Listed records start
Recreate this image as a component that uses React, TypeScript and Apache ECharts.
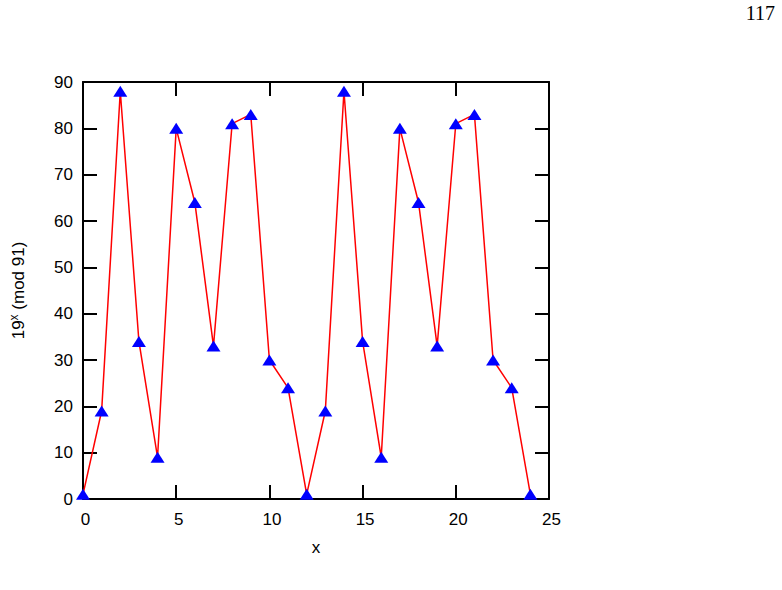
Listed records end
Listed records start
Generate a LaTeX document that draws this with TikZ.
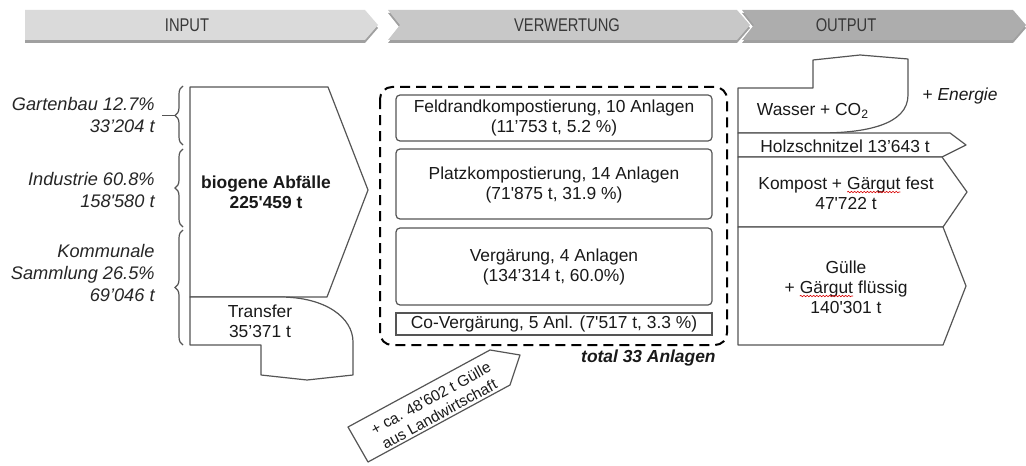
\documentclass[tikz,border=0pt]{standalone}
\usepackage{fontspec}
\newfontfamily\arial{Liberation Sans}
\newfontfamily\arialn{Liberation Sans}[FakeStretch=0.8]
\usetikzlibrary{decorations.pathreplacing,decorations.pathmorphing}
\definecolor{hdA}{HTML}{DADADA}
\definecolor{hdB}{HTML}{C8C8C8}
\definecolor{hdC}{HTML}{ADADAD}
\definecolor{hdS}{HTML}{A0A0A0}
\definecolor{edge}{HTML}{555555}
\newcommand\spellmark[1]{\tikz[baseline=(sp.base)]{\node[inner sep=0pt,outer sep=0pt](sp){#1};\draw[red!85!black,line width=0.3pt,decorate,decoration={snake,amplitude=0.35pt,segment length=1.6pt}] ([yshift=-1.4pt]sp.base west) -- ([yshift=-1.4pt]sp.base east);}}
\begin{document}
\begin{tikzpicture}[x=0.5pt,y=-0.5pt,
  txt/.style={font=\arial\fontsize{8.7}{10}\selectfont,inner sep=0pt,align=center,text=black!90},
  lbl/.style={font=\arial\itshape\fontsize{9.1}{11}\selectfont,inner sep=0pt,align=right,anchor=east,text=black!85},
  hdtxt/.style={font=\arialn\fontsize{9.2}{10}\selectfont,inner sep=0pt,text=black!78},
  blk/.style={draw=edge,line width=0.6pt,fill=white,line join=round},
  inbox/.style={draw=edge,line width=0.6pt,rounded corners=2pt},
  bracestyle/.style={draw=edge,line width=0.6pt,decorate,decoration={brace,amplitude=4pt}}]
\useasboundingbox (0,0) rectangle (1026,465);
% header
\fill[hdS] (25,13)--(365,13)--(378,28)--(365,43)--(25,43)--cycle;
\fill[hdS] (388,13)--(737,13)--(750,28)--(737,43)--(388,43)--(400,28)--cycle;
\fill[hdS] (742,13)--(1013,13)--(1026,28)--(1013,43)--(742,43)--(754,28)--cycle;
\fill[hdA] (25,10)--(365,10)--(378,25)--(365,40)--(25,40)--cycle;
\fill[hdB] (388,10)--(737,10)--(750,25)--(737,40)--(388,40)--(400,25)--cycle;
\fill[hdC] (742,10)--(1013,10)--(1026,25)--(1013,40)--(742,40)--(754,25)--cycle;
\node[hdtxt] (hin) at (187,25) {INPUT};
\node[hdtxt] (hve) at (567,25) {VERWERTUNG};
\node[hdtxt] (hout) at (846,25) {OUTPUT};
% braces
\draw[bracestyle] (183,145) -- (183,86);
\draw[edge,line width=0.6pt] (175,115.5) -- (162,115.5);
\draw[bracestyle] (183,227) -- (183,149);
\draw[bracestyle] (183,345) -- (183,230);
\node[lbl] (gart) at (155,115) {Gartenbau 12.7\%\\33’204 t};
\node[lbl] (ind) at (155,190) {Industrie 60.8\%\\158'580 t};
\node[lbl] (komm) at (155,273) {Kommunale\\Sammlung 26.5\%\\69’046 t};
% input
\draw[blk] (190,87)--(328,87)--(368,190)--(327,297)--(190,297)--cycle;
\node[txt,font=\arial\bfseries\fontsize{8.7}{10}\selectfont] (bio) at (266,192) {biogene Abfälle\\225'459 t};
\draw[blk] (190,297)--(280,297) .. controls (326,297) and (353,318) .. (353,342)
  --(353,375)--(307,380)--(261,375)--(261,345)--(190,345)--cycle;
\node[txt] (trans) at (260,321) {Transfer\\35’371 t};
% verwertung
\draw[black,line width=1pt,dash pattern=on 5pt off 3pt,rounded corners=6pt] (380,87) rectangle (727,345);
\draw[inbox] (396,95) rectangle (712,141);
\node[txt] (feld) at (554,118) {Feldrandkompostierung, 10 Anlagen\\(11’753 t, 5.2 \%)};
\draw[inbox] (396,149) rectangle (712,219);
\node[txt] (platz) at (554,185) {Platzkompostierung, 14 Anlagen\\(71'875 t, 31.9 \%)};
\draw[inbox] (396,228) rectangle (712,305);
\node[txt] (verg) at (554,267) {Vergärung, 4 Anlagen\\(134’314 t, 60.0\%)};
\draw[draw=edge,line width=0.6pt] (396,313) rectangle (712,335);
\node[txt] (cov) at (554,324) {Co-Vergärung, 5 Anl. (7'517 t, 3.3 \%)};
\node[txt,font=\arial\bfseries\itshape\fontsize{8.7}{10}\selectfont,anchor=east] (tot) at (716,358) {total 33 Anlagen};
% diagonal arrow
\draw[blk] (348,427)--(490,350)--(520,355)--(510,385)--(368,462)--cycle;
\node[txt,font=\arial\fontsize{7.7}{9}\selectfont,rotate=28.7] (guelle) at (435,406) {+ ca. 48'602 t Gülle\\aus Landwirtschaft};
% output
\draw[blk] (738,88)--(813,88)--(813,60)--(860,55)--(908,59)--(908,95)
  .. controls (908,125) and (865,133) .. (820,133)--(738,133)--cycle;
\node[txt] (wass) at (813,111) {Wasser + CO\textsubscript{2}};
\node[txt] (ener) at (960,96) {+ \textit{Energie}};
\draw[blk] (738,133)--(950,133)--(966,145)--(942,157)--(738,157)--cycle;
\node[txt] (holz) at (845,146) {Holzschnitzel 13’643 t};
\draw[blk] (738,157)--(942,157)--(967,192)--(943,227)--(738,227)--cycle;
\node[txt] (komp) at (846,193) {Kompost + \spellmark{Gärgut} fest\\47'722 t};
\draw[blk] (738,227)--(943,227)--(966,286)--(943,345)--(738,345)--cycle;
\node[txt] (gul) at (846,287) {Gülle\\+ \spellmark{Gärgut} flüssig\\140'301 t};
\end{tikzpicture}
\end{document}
Listed records end
In the listing, find all lines with the string "this" and copy them.

◆ Written answer
Recreate this image as a component that uses React, TypeScript and Apache ECharts.
Generate a LaTeX document that draws this with TikZ.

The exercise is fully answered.